START
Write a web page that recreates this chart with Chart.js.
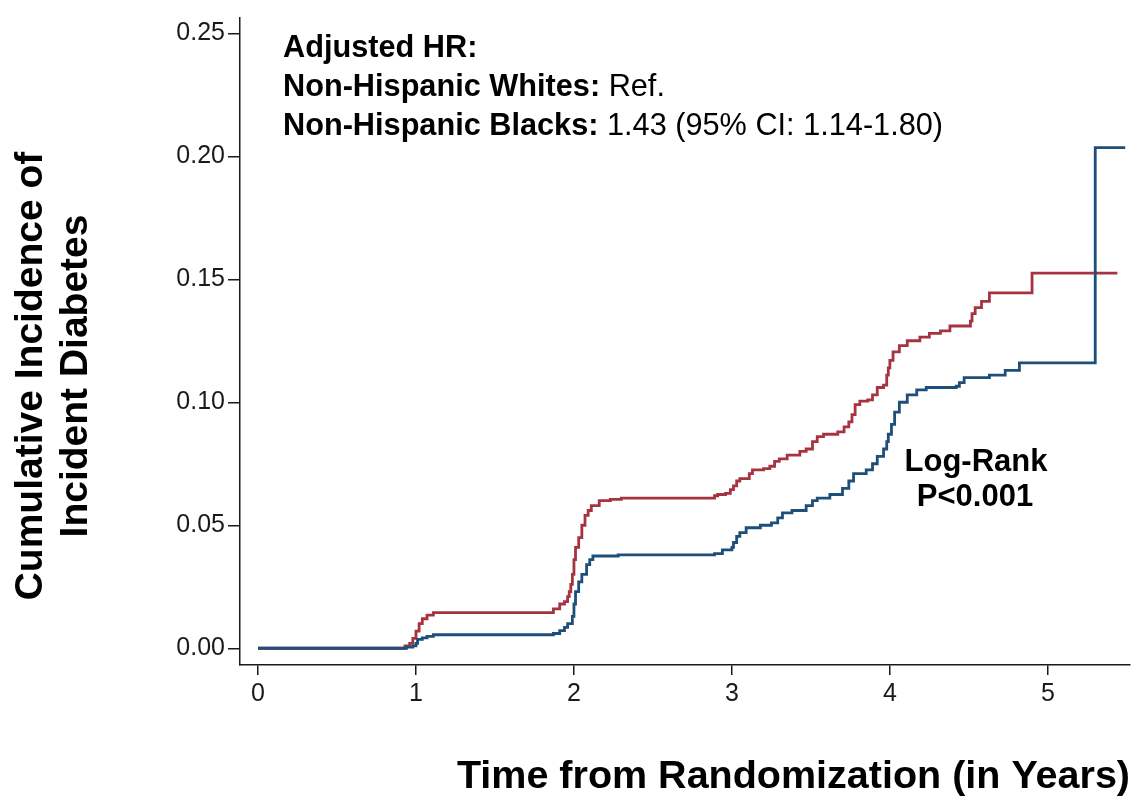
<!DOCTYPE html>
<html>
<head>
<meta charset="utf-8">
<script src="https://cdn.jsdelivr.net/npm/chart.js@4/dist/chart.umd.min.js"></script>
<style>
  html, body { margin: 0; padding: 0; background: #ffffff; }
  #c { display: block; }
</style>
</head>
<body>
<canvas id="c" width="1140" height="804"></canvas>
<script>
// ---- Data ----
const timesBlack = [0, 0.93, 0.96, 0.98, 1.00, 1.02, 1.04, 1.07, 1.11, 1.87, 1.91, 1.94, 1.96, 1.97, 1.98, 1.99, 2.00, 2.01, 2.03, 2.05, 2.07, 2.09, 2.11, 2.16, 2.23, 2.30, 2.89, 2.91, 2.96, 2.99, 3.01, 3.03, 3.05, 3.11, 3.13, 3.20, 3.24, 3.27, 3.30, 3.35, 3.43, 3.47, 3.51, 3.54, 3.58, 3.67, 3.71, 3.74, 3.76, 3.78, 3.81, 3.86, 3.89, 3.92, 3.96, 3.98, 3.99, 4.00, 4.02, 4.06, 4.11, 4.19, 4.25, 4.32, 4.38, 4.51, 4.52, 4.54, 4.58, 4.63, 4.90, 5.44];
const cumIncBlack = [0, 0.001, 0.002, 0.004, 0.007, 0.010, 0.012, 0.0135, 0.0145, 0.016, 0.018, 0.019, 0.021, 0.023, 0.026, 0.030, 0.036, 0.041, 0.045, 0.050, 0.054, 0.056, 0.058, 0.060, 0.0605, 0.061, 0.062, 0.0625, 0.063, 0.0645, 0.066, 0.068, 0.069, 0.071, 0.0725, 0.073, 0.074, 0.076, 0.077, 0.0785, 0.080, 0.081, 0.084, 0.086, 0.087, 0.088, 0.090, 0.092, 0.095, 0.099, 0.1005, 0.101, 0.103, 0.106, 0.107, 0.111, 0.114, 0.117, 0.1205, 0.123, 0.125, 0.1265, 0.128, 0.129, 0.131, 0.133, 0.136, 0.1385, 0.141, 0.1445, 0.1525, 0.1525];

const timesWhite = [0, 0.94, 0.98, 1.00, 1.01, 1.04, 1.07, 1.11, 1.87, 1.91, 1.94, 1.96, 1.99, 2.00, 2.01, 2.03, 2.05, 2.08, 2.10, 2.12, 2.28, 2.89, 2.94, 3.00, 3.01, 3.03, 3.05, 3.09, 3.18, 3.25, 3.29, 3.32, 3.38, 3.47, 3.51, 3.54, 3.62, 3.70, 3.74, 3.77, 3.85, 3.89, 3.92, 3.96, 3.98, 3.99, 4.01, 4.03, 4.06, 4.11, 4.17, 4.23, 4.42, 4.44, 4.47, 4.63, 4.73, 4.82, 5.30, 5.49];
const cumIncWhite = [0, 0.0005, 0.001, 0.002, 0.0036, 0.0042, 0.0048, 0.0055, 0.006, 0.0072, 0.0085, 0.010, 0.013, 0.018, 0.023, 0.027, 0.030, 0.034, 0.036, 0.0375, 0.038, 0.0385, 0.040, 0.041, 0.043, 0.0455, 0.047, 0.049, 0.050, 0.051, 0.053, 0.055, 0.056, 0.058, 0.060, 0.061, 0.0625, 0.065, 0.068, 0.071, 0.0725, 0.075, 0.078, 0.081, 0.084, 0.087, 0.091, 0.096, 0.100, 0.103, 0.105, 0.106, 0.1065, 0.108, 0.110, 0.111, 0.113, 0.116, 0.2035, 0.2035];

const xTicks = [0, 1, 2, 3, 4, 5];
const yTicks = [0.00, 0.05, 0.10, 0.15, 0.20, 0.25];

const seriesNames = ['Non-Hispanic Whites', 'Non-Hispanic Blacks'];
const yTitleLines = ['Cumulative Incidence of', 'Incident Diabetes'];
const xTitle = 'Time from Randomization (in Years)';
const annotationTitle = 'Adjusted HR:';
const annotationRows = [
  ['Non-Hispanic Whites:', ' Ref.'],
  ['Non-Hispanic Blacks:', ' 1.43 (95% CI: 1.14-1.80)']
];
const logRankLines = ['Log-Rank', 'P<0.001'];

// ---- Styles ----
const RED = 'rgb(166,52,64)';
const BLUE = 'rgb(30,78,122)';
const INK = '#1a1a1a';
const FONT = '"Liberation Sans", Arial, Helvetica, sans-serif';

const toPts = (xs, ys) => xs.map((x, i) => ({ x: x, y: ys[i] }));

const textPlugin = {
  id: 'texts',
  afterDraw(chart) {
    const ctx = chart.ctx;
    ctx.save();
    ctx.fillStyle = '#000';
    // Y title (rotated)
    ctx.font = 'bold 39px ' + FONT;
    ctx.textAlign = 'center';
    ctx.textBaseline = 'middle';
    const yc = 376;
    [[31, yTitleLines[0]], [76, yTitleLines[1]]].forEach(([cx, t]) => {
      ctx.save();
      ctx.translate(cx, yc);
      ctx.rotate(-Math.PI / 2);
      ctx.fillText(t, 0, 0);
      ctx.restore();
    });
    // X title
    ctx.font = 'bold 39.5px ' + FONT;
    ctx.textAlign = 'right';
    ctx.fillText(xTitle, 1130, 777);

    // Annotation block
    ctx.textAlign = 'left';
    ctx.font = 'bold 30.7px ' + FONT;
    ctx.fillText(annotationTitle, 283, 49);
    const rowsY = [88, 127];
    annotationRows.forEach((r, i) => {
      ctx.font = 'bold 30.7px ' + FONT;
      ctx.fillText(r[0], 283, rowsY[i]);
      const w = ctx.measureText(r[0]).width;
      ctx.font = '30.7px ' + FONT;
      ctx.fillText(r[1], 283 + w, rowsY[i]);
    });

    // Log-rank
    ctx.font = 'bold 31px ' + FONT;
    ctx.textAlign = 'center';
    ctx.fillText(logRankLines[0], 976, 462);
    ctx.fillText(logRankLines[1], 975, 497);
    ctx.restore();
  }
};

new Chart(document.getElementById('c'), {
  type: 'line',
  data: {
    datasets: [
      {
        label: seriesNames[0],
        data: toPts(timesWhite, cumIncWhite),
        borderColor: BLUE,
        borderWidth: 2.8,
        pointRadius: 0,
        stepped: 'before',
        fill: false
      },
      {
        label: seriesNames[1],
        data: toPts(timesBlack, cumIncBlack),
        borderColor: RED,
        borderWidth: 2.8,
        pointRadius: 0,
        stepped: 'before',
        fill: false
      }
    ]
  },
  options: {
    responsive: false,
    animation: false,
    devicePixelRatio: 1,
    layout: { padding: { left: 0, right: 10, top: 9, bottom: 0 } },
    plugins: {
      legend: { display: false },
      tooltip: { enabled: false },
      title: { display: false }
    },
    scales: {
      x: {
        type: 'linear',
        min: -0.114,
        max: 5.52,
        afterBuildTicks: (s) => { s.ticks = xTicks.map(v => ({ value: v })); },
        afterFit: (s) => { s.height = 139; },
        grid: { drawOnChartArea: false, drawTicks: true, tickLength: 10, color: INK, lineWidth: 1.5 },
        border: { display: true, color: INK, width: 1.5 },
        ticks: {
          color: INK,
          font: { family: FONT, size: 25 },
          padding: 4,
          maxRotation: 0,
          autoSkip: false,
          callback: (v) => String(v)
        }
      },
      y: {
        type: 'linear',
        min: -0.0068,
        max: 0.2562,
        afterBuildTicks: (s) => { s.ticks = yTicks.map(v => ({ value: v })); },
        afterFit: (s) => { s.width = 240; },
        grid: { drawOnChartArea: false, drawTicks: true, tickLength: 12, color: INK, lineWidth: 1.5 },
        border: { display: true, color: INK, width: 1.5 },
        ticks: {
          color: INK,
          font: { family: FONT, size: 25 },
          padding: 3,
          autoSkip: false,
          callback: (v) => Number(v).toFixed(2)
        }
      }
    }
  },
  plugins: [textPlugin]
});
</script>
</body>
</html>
END
Task to carry out
The listing above must be printed again exactly, minus its pictures.

The reply
Write a web page that recreates this chart with Chart.js.
<!DOCTYPE html>
<html>
<head>
<meta charset="utf-8">
<script src="https://cdn.jsdelivr.net/npm/chart.js@4/dist/chart.umd.min.js"></script>
<style>
  html, body { margin: 0; padding: 0; background: #ffffff; }
  #c { display: block; }
</style>
</head>
<body>
<canvas id="c" width="1140" height="804"></canvas>
<script>
// ---- Data ----
const timesBlack = [0, 0.93, 0.96, 0.98, 1.00, 1.02, 1.04, 1.07, 1.11, 1.87, 1.91, 1.94, 1.96, 1.97, 1.98, 1.99, 2.00, 2.01, 2.03, 2.05, 2.07, 2.09, 2.11, 2.16, 2.23, 2.30, 2.89, 2.91, 2.96, 2.99, 3.01, 3.03, 3.05, 3.11, 3.13, 3.20, 3.24, 3.27, 3.30, 3.35, 3.43, 3.47, 3.51, 3.54, 3.58, 3.67, 3.71, 3.74, 3.76, 3.78, 3.81, 3.86, 3.89, 3.92, 3.96, 3.98, 3.99, 4.00, 4.02, 4.06, 4.11, 4.19, 4.25, 4.32, 4.38, 4.51, 4.52, 4.54, 4.58, 4.63, 4.90, 5.44];
const cumIncBlack = [0, 0.001, 0.002, 0.004, 0.007, 0.010, 0.012, 0.0135, 0.0145, 0.016, 0.018, 0.019, 0.021, 0.023, 0.026, 0.030, 0.036, 0.041, 0.045, 0.050, 0.054, 0.056, 0.058, 0.060, 0.0605, 0.061, 0.062, 0.0625, 0.063, 0.0645, 0.066, 0.068, 0.069, 0.071, 0.0725, 0.073, 0.074, 0.076, 0.077, 0.0785, 0.080, 0.081, 0.084, 0.086, 0.087, 0.088, 0.090, 0.092, 0.095, 0.099, 0.1005, 0.101, 0.103, 0.106, 0.107, 0.111, 0.114, 0.117, 0.1205, 0.123, 0.125, 0.1265, 0.128, 0.129, 0.131, 0.133, 0.136, 0.1385, 0.141, 0.1445, 0.1525, 0.1525];

const timesWhite = [0, 0.94, 0.98, 1.00, 1.01, 1.04, 1.07, 1.11, 1.87, 1.91, 1.94, 1.96, 1.99, 2.00, 2.01, 2.03, 2.05, 2.08, 2.10, 2.12, 2.28, 2.89, 2.94, 3.00, 3.01, 3.03, 3.05, 3.09, 3.18, 3.25, 3.29, 3.32, 3.38, 3.47, 3.51, 3.54, 3.62, 3.70, 3.74, 3.77, 3.85, 3.89, 3.92, 3.96, 3.98, 3.99, 4.01, 4.03, 4.06, 4.11, 4.17, 4.23, 4.42, 4.44, 4.47, 4.63, 4.73, 4.82, 5.30, 5.49];
const cumIncWhite = [0, 0.0005, 0.001, 0.002, 0.0036, 0.0042, 0.0048, 0.0055, 0.006, 0.0072, 0.0085, 0.010, 0.013, 0.018, 0.023, 0.027, 0.030, 0.034, 0.036, 0.0375, 0.038, 0.0385, 0.040, 0.041, 0.043, 0.0455, 0.047, 0.049, 0.050, 0.051, 0.053, 0.055, 0.056, 0.058, 0.060, 0.061, 0.0625, 0.065, 0.068, 0.071, 0.0725, 0.075, 0.078, 0.081, 0.084, 0.087, 0.091, 0.096, 0.100, 0.103, 0.105, 0.106, 0.1065, 0.108, 0.110, 0.111, 0.113, 0.116, 0.2035, 0.2035];

const xTicks = [0, 1, 2, 3, 4, 5];
const yTicks = [0.00, 0.05, 0.10, 0.15, 0.20, 0.25];

const seriesNames = ['Non-Hispanic Whites', 'Non-Hispanic Blacks'];
const yTitleLines = ['Cumulative Incidence of', 'Incident Diabetes'];
const xTitle = 'Time from Randomization (in Years)';
const annotationTitle = 'Adjusted HR:';
const annotationRows = [
  ['Non-Hispanic Whites:', ' Ref.'],
  ['Non-Hispanic Blacks:', ' 1.43 (95% CI: 1.14-1.80)']
];
const logRankLines = ['Log-Rank', 'P<0.001'];

// ---- Styles ----
const RED = 'rgb(166,52,64)';
const BLUE = 'rgb(30,78,122)';
const INK = '#1a1a1a';
const FONT = '"Liberation Sans", Arial, Helvetica, sans-serif';

const toPts = (xs, ys) => xs.map((x, i) => ({ x: x, y: ys[i] }));

const textPlugin = {
  id: 'texts',
  afterDraw(chart) {
    const ctx = chart.ctx;
    ctx.save();
    ctx.fillStyle = '#000';
    // Y title (rotated)
    ctx.font = 'bold 39px ' + FONT;
    ctx.textAlign = 'center';
    ctx.textBaseline = 'middle';
    const yc = 376;
    [[31, yTitleLines[0]], [76, yTitleLines[1]]].forEach(([cx, t]) => {
      ctx.save();
      ctx.translate(cx, yc);
      ctx.rotate(-Math.PI / 2);
      ctx.fillText(t, 0, 0);
      ctx.restore();
    });
    // X title
    ctx.font = 'bold 39.5px ' + FONT;
    ctx.textAlign = 'right';
    ctx.fillText(xTitle, 1130, 777);

    // Annotation block
    ctx.textAlign = 'left';
    ctx.font = 'bold 30.7px ' + FONT;
    ctx.fillText(annotationTitle, 283, 49);
    const rowsY = [88, 127];
    annotationRows.forEach((r, i) => {
      ctx.font = 'bold 30.7px ' + FONT;
      ctx.fillText(r[0], 283, rowsY[i]);
      const w = ctx.measureText(r[0]).width;
      ctx.font = '30.7px ' + FONT;
      ctx.fillText(r[1], 283 + w, rowsY[i]);
    });

    // Log-rank
    ctx.font = 'bold 31px ' + FONT;
    ctx.textAlign = 'center';
    ctx.fillText(logRankLines[0], 976, 462);
    ctx.fillText(logRankLines[1], 975, 497);
    ctx.restore();
  }
};

new Chart(document.getElementById('c'), {
  type: 'line',
  data: {
    datasets: [
      {
        label: seriesNames[0],
        data: toPts(timesWhite, cumIncWhite),
        borderColor: BLUE,
        borderWidth: 2.8,
        pointRadius: 0,
        stepped: 'before',
        fill: false
      },
      {
        label: seriesNames[1],
        data: toPts(timesBlack, cumIncBlack),
        borderColor: RED,
        borderWidth: 2.8,
        pointRadius: 0,
        stepped: 'before',
        fill: false
      }
    ]
  },
  options: {
    responsive: false,
    animation: false,
    devicePixelRatio: 1,
    layout: { padding: { left: 0, right: 10, top: 9, bottom: 0 } },
    plugins: {
      legend: { display: false },
      tooltip: { enabled: false },
      title: { display: false }
    },
    scales: {
      x: {
        type: 'linear',
        min: -0.114,
        max: 5.52,
        afterBuildTicks: (s) => { s.ticks = xTicks.map(v => ({ value: v })); },
        afterFit: (s) => { s.height = 139; },
        grid: { drawOnChartArea: false, drawTicks: true, tickLength: 10, color: INK, lineWidth: 1.5 },
        border: { display: true, color: INK, width: 1.5 },
        ticks: {
          color: INK,
          font: { family: FONT, size: 25 },
          padding: 4,
          maxRotation: 0,
          autoSkip: false,
          callback: (v) => String(v)
        }
      },
      y: {
        type: 'linear',
        min: -0.0068,
        max: 0.2562,
        afterBuildTicks: (s) => { s.ticks = yTicks.map(v => ({ value: v })); },
        afterFit: (s) => { s.width = 240; },
        grid: { drawOnChartArea: false, drawTicks: true, tickLength: 12, color: INK, lineWidth: 1.5 },
        border: { display: true, color: INK, width: 1.5 },
        ticks: {
          color: INK,
          font: { family: FONT, size: 25 },
          padding: 3,
          autoSkip: false,
          callback: (v) => Number(v).toFixed(2)
        }
      }
    }
  },
  plugins: [textPlugin]
});
</script>
</body>
</html>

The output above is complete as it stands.